According to the statement of stipulated facts, Mooney-Rondon drove with her son Rafael Rondon from Watertown — some 320 miles northwest of New York City — to the Washington, D.C., area on Jan. 5, 2021, to attend Donald Trump’s so-called “Stop the Steal” rally near the White House on Jan. 6. At that event, Trump exhorted his supporters to march to the Capitol and “fight like hell” against Congress’ certification of Joe Biden’s win in the 2020 presidential election. Mooney-Rondon joined that march and entered the building at around 2:23 p.m., around 10 minutes after the building was initially breached by violent rioters who smashed windows and broke doors.

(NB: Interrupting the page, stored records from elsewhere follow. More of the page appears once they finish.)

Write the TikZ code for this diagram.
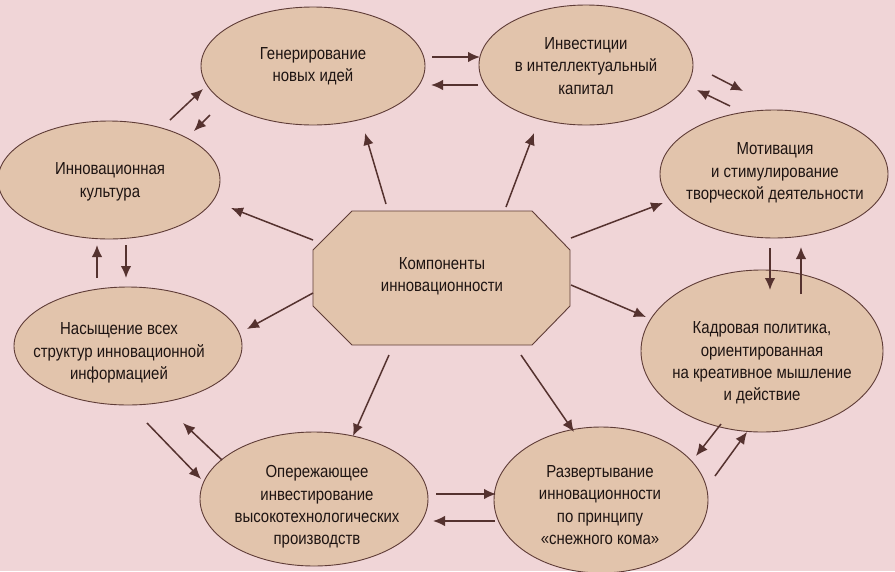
\documentclass[tikz,border=0pt]{standalone}
\usepackage{fontspec}
\setmainfont{Liberation Sans}[FakeStretch=0.86]
\usetikzlibrary{shapes.geometric,arrows.meta}
\definecolor{bg}{RGB}{240,213,215}
\definecolor{fillc}{RGB}{226,196,172}
\definecolor{edge}{RGB}{95,60,55}
\definecolor{arr}{RGB}{85,50,47}
\definecolor{txt}{RGB}{30,20,18}
\begin{document}
\begin{tikzpicture}[x=1pt,y=-1pt,
  comp/.style={ellipse, draw=edge, fill=fillc, line width=0.9pt, inner sep=0pt},
  lbl/.style={align=center, font=\fontsize{17.4}{22.4}\selectfont, text=txt, inner sep=0pt},
  link/.style={draw=arr, line width=1.5pt, -{Latex[length=12pt,width=10.5pt]}}]
\fill[bg] (0,0) rectangle (895,571);
\useasboundingbox (0,0) rectangle (895,571);

\node[comp, minimum width=224pt, minimum height=118pt] (gen) at (313,66) {};
\node[comp, minimum width=214pt, minimum height=120pt] (inv) at (586,65) {};
\node[comp, minimum width=222pt, minimum height=118pt] (cult) at (109,180) {};
\node[comp, minimum width=228pt, minimum height=128pt] (mot) at (774,174) {};
\node[comp, minimum width=228pt, minimum height=118pt] (nas) at (128,346) {};
\node[comp, minimum width=242pt, minimum height=162pt] (kad) at (762,351) {};
\node[comp, minimum width=228pt, minimum height=134pt] (op) at (314,499) {};
\node[comp, minimum width=214pt, minimum height=146pt] (raz) at (601,500) {};

\node[lbl] (genT) at (313,66) {Генерирование\\новых идей};
\node[lbl] (invT) at (586,66) {Инвестиции\\в интеллектуальный\\капитал};
\node[lbl] (cultT) at (110,182) {Инновационная\\культура};
\node[lbl] (motT) at (775,173) {Мотивация\\и стимулирование\\творческой деятельности};
\node[lbl] (nasT) at (119,353) {Насыщение всех\\структур инновационной\\информацией};
\node[lbl] (kadT) at (762,363) {Кадровая политика,\\ориентированная\\на креативное мышление\\и действие};
\node[lbl] (opT) at (317,507) {Опережающее\\инвестирование\\высокотехнологических\\производств};
\node[lbl] (razT) at (600,505) {Развертывание\\инновационности\\по принципу\\«снежного кома»};

\filldraw[draw=edge, fill=fillc, line width=0.9pt]
  (352,211) -- (532,211) -- (570,250) -- (570,306) -- (532,345) -- (352,345) -- (313,306) -- (313,250) -- cycle;
\node[lbl] (core) at (442,276) {Компоненты\\инновационности};

% coordinates for arrows from the core
\coordinate (c1s) at (386,204); \coordinate (c1e) at (365,133);
\coordinate (c2s) at (506,207); \coordinate (c2e) at (534,133);
\coordinate (c3s) at (313,240); \coordinate (c3e) at (231,208);
\coordinate (c4s) at (571,238); \coordinate (c4e) at (663,203);
\coordinate (c5s) at (313,293); \coordinate (c5e) at (247,329);
\coordinate (c6s) at (571,285); \coordinate (c6e) at (646,317);
\coordinate (c7s) at (389,355); \coordinate (c7e) at (353,436);
\coordinate (c8s) at (521,355); \coordinate (c8e) at (574,432);
\foreach \i in {1,...,8} \draw[link] (c\i s) -- (c\i e);

% pairs between neighbours
\coordinate (p1s) at (432,57); \coordinate (p1e) at (480,57);
\coordinate (p2s) at (478,85); \coordinate (p2e) at (431,85);
\coordinate (p3s) at (712,75); \coordinate (p3e) at (743,91);
\coordinate (p4s) at (730,106); \coordinate (p4e) at (697,90);
\coordinate (p5s) at (770,248); \coordinate (p5e) at (770,290);
\coordinate (p6s) at (801,294); \coordinate (p6e) at (801,247);
\coordinate (p7s) at (721,424); \coordinate (p7e) at (696,456);
\coordinate (p8s) at (715,476); \coordinate (p8e) at (747,432);
\coordinate (p9s) at (436,494); \coordinate (p9e) at (496,494);
\coordinate (p10s) at (495,521); \coordinate (p10e) at (433,521);
\coordinate (p11s) at (147,423); \coordinate (p11e) at (201,479);
\coordinate (p12s) at (222,460); \coordinate (p12e) at (183,423);
\coordinate (p13s) at (97,278); \coordinate (p13e) at (97,245);
\coordinate (p14s) at (126,245); \coordinate (p14e) at (126,278);
\coordinate (p15s) at (170,120); \coordinate (p15e) at (203,89);
\coordinate (p16s) at (210,115); \coordinate (p16e) at (194,131);
\foreach \i in {1,...,16} \draw[link] (p\i s) -- (p\i e);
\end{tikzpicture}
\end{document}
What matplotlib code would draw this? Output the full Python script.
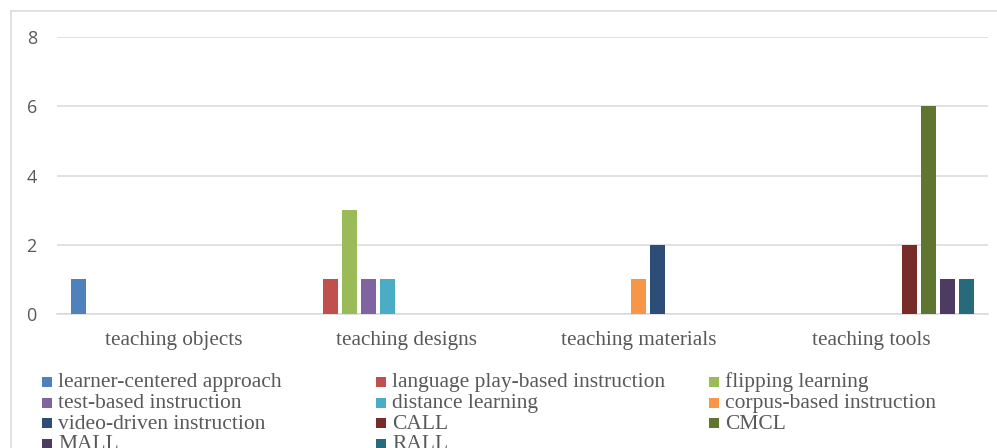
import matplotlib
matplotlib.use("Agg")
import matplotlib.pyplot as plt
from matplotlib.patches import Rectangle
from matplotlib.lines import Line2D
import numpy as np

categories = ["teaching objects", "teaching designs", "teaching materials", "teaching tools"]
series_names = [
    "learner-centered approach", "language play-based instruction", "flipping learning",
    "test-based instruction", "distance learning", "corpus-based instruction",
    "video-driven instruction", "CALL", "CMCL", "MALL", "RALL",
]
learner_centered = [1, 0, 0, 0]
language_play = [0, 1, 0, 0]
flipping = [0, 3, 0, 0]
test_based = [0, 1, 0, 0]
distance = [0, 1, 0, 0]
corpus_based = [0, 0, 1, 0]
video_driven = [0, 0, 2, 0]
call_vals = [0, 0, 0, 2]
cmcl_vals = [0, 0, 0, 6]
mall_vals = [0, 0, 0, 1]
rall_vals = [0, 0, 0, 1]
series_values = [learner_centered, language_play, flipping, test_based, distance,
                 corpus_based, video_driven, call_vals, cmcl_vals, mall_vals, rall_vals]
colors = ["#4F81BD", "#C0504D", "#9BBB59", "#8064A2", "#4BACC6", "#F79646",
          "#2C4D75", "#772C2A", "#5F7530", "#4D3B62", "#276A7C"]
yticks = [0, 2, 4, 6, 8]

W, H = 997, 448
fig = plt.figure(figsize=(W / 100, H / 100), dpi=100)
fig.patch.set_facecolor("white")

ax = fig.add_axes([57 / W, (H - 314) / H, (988 - 57) / W, (314 - 37) / H])
x = np.arange(len(categories))
n = len(series_names)
step = 0.0812
width = 0.0645
for i, (vals, c) in enumerate(zip(series_values, colors)):
    ax.bar(x + (i - (n - 1) / 2) * step, vals, width=width, color=c, zorder=3)

ax.set_xlim(-0.5, len(categories) - 0.5)
ax.set_ylim(0, 8)
ax.set_yticks(yticks)
ax.set_yticklabels([str(t) for t in yticks], fontfamily="Open Sans", fontsize=13, color="#595959")
ax.set_xticks(x)
ax.set_xticklabels(categories, fontfamily="Liberation Serif", fontsize=15.3, color="#595959")
ax.tick_params(axis="y", length=0, pad=14.5)
ax.tick_params(axis="x", length=0, pad=12)
ax.grid(axis="y", color="#D9D9D9", linewidth=1.1, zorder=0)
ax.set_axisbelow(True)
for s in ["top", "right", "left"]:
    ax.spines[s].set_visible(False)
ax.spines["bottom"].set_color("#D9D9D9")
ax.spines["bottom"].set_linewidth(1.1)

# outer chart frame (top & left edges visible)
def fx(px):
    return px / W

def fy(py):
    return 1 - py / H

fig.add_artist(Line2D([fx(11), fx(1000)], [fy(11), fy(11)], color="#D9D9D9", linewidth=1.1))
fig.add_artist(Line2D([fx(11), fx(11)], [fy(11), fy(460)], color="#D9D9D9", linewidth=1.1))

# legend (3 columns, row-major)
col_sw = [42, 376, 709]
row_c = [382, 402.5, 423, 443.5]
for i, (name, c) in enumerate(zip(series_names, colors)):
    r, cidx = divmod(i, 3)
    sx = col_sw[cidx]
    cy = row_c[r]
    fig.add_artist(Rectangle((fx(sx), fy(cy + 5)), 10 / W, 10 / H, facecolor=c,
                             edgecolor="none", transform=fig.transFigure))
    fig.text(fx(sx + 16), fy(cy + 5.5), name, fontfamily="Liberation Serif",
             fontsize=15.5, color="#595959", va="baseline", ha="left")

fig.savefig("out.png", dpi=100)
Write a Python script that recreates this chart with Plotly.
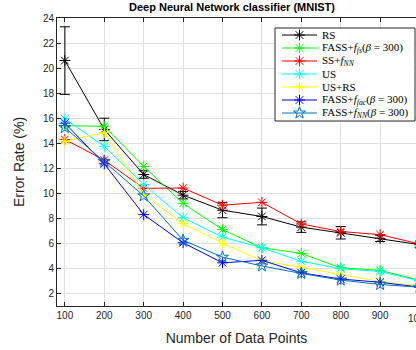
import plotly.graph_objects as go

# ---------------- data ----------------
n_points = [100, 200, 300, 400, 500, 600, 700, 800, 900, 1000]

rs          = [20.6, 15.1, 11.5, 9.85, 8.65, 8.15, 7.3, 6.85, 6.4, 5.9]
rs_err      = [2.7, 0.9, 0.3, 0.3, 0.6, 0.67, 0.42, 0.5, 0.25, 0.2]
fass_ffs    = [15.4, 15.35, 12.15, 9.2, 7.1, 5.65, 5.2, 4.05, 3.85, 3.05]
ss_fnn      = [14.3, 12.65, 10.4, 10.42, 9.05, 9.28, 7.55, 6.95, 6.7, 5.95]
us          = [15.95, 13.75, 10.7, 8.05, 6.5, 5.65, 4.57, 3.98, 3.75, 3.0]
us_rs       = [14.15, 14.85, 9.9, 7.58, 6.02, 4.6, 4.1, 3.5, 2.95, 2.6]
fass_ffac   = [15.6, 12.35, 8.3, 6.05, 4.45, 4.65, 3.65, 3.15, 2.9, 2.5]
fass_fnn    = [15.25, 12.55, 9.8, 6.25, 4.9, 4.2, 3.6, 3.07, 2.72, 2.5]

series_names = [
    "RS",
    "FASS+<i>f<sub>fs</sub></i>(<i>β</i> = 300)",
    "SS+<i>f<sub>NN</sub></i>",
    "US",
    "US+RS",
    "FASS+<i>f<sub>fac</sub></i>(<i>β</i> = 300)",
    "FASS+<i>f<sub>NN</sub></i>(<i>β</i> = 300)",
]
series_values = [rs, fass_ffs, ss_fnn, us, us_rs, fass_ffac, fass_fnn]
series_colors = ["#000000", "#00ff00", "#ff0000", "#00ffff", "#ffff00", "#0000ff", "#0072bd"]
series_symbols = ["asterisk-open"] * 6 + ["star-open"]

x_ticks = [100, 200, 300, 400, 500, 600, 700, 800, 900, 1000]
y_ticks = [2, 4, 6, 8, 10, 12, 14, 16, 18, 20, 22, 24]

# ---------------- layout constants ----------------
W, H = 416, 350
ML, MR, MT, MB = 57, 0, 18, 44
X_RANGE = [80, 991]
Y_RANGE = [1, 24]
TXT = "#262626"
GRID = "#dfdfdf"
SANS = "Liberation Sans, Arial, Helvetica, sans-serif"
SERIF = "Liberation Serif, Times New Roman, serif"

fig = go.Figure()

for i, (name, vals, col, sym) in enumerate(zip(series_names, series_values, series_colors, series_symbols)):
    kw = {}
    if i == 0:
        kw["error_y"] = dict(type="data", array=rs_err, visible=True,
                             color="#000000", thickness=1, width=5)
    fig.add_trace(go.Scatter(
        x=n_points, y=vals, mode="lines+markers", name=name,
        line=dict(color=col, width=1),
        marker=dict(symbol=sym, size=9, color=col, line=dict(color=col, width=1)),
        showlegend=False, cliponaxis=True, **kw))

# ---------------- custom legend (matlab-style compact) ----------------
pw = W - ML - MR
ph = H - MT - MB
def px2x(px):
    return (px - ML) / pw
def py2y(py):
    return (H - MB - py) / ph

leg_left, leg_right, leg_top, leg_bot = 275, 415, 28, 121
row0, row_step = 35, 13
line_x0, line_x1, text_x = 282, 317, 320

lx0, lx1, ly0, ly1 = px2x(leg_left), px2x(leg_right), py2y(leg_bot), py2y(leg_top)
fig.add_trace(go.Scatter(
    x=[lx0, lx1, lx1, lx0, lx0], y=[ly0, ly0, ly1, ly1, ly0], mode="lines",
    fill="toself", fillcolor="white", line=dict(color=TXT, width=1),
    xaxis="x2", yaxis="y2", showlegend=False, hoverinfo="skip"))

for i, (name, col, sym) in enumerate(zip(series_names, series_colors, series_symbols)):
    yy = py2y(row0 + row_step * i)
    fig.add_trace(go.Scatter(
        x=[px2x(line_x0), px2x(line_x1)], y=[yy, yy], mode="lines",
        line=dict(color=col, width=1), xaxis="x2", yaxis="y2",
        showlegend=False, hoverinfo="skip"))
    fig.add_trace(go.Scatter(
        x=[px2x((line_x0 + line_x1) / 2)], y=[yy], mode="markers",
        marker=dict(symbol=sym, size=9, color=col, line=dict(color=col, width=1)),
        xaxis="x2", yaxis="y2", showlegend=False, hoverinfo="skip"))
    fig.add_annotation(xref="paper", yref="paper", x=px2x(text_x), y=yy,
                       xanchor="left", yanchor="middle", showarrow=False,
                       text=name, font=dict(family=SERIF, size=11, color="#000000"))

# partially visible last tick label (axis extends past the window)
fig.add_annotation(xref="paper", yref="paper",
                   x=(x_ticks[-1] - X_RANGE[0]) / (X_RANGE[1] - X_RANGE[0]), y=0,
                   xanchor="center", yanchor="top", yshift=-5, showarrow=False,
                   text=str(x_ticks[-1]), font=dict(family=SANS, size=10, color=TXT))

fig.update_layout(
    width=W, height=H,
    margin=dict(l=ML, r=MR, t=MT, b=MB, pad=0),
    paper_bgcolor="white", plot_bgcolor="white",
    title=dict(text="<b>Deep Neural Network classifier (MNIST)</b>",
               x=232 / W, xref="container", xanchor="center",
               y=1 - 7 / H, yref="container", yanchor="middle",
               font=dict(family=SANS, size=11, color="#000000")),
    xaxis=dict(range=X_RANGE, tickvals=x_ticks, ticktext=[str(v) for v in x_ticks],
               showgrid=True, gridcolor=GRID, gridwidth=1, zeroline=False,
               showline=True, linecolor=TXT, linewidth=1, mirror="ticks",
               ticks="inside", ticklen=4, tickcolor=TXT,
               tickfont=dict(family=SANS, size=10, color=TXT),
               title=dict(text="Number of Data Points", standoff=13,
                          font=dict(family=SANS, size=14, color=TXT)),
               automargin=False),
    yaxis=dict(range=Y_RANGE, tickvals=y_ticks,
               showgrid=True, gridcolor=GRID, gridwidth=1, zeroline=False,
               showline=True, linecolor=TXT, linewidth=1, mirror=False,
               ticks="inside", ticklen=4, tickcolor=TXT,
               tickfont=dict(family=SANS, size=10, color=TXT),
               title=dict(text="Error Rate (%)", standoff=14,
                          font=dict(family=SANS, size=14, color=TXT)),
               automargin=False),
    xaxis2=dict(range=[0, 1], overlaying="x", anchor="y2", visible=False),
    yaxis2=dict(range=[0, 1], overlaying="y", anchor="x2", visible=False),
    showlegend=False,
)

fig.write_html("out.html", config={"displayModeBar": False},
               post_script="document.body.style.margin='0px';")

She and her son made their way to then-House Speaker Nancy Pelosi’s office suite, where they apparently discussed stealing the laptop that they believed belonged to the top Democrat in the House at the time.
“It would be interesting to see what’s on that hard drive,” Mooney-Rondon apparently told an as-yet-unidentified man, according to court documents. She then provided that man with her gloves so that he could “retrieve the laptop computer without leaving fingerprint evidence on the device.”
The man then took the computer.
Afterwards, Mooney-Rondon and her son were seen in the Senate Gallery, where they stole a bag containing an “emergency escape hood,” which contains an air-filtering device that members of Congress and their staff keep on hand to use in case of emergencies. They eventually left the building after about 30 minutes inside, at 2:52 p.m.
According to the federal docket, Mooney-Rondon was also charged with six trespassing and disorderly conduct misdemeanors that carried a combined potential four years behind bars. She was not convicted of those charges.
Mooney-Rondon faces up to 20 years in prison on the obstruction charge and up to one year for the theft charge, plus potential financial penalties.
Her conviction marks the latest development in the prosecution for those accused in stealing then-House Speaker Pelosi’s laptop from her office in the Capitol. Mooney-Rondon’s son Rafael Rondon, 25, pleaded guilty in December to the felony obstruction charge. He is set to be sentenced in June.
On Thursday, Riley June Williams, who was charged — but not convicted — of stealing the laptop and possibly trying to sell it to Russian intelligence was sentenced to three years behind bars. According to prosecutors, when Williams was in Pelosi’s office she told another rioter to “put on gloves” in order to avoid leaving fingerprints on the computer.
Cobb, a Biden appointee, set Mooney-Rondon’s sentencing for July 18.